Usually, the experiences of people staying at the safe house is incredibly fleeting. Groups are likely to stay a maximum of 2 or 3 days before moving on and continuing their journey. In some cases, however, some people stay longer periods of time, due to health issues or injuries that they must recover from. This was the case of people like Amir and Hamza (names anonymized to protect privacy) who stayed at the Safe House for around 3 months. Originally from Syria and Morocco, their journey to reach Tuzla was long and exhausting. Due to physical injuries they prolonged their stay in the Safe House and delayed the continuation of their journey, a time to recover physically and emotionally. This was a great opportunity for our team to get to know them in a more meaningful way than is often possible in these locations. The groups worked together, making music in workshops that became personalized, a deeper level of working together. 

Before moving on from Tuzla, Amir and Hamza left our team a handwritten note:

“First of all, I want to congratulate you on your enjoyable work and I wish you a happy life. The great work you do brings joy to our hearts and makes us forget the problems we went through. As you know immigrants went through difficult circumstances, but when we arrived in Bosnia, especially Tuzla, we felt comfortable as if we were among our family, and you makes us feel that we are not immigrants. Thank you very much. Professor you are a truly wonderful person and music truly makes a person calm and helps to forget problems. Thank you for everything.”

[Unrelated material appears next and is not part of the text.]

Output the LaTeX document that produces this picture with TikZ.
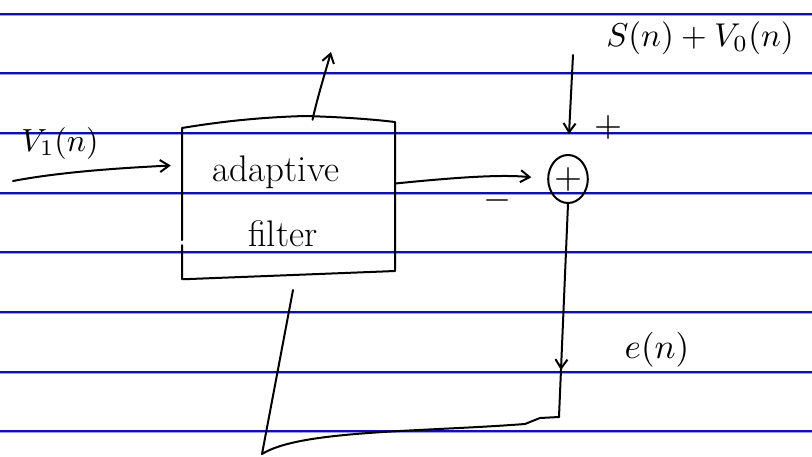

This is why we do the work we do, in locations like the Margina Safe House in Tuzla on the Balkan Route. Whether we make music with someone just once, or whether we create with them over weeks, months, or years, the importance of our trainers being there for people is inestimable. It’s not always possible to create a deeper level of connection like that built with Amir and Hamza in a region with so much traffic into Europe. But when it was possible our team was present, ready, and flexible to adapt to those in need.

Fahrudin Šehmehmedović and Almerisa Delić, using the body and movement as the best tool there is for wellbeing and self-regulation.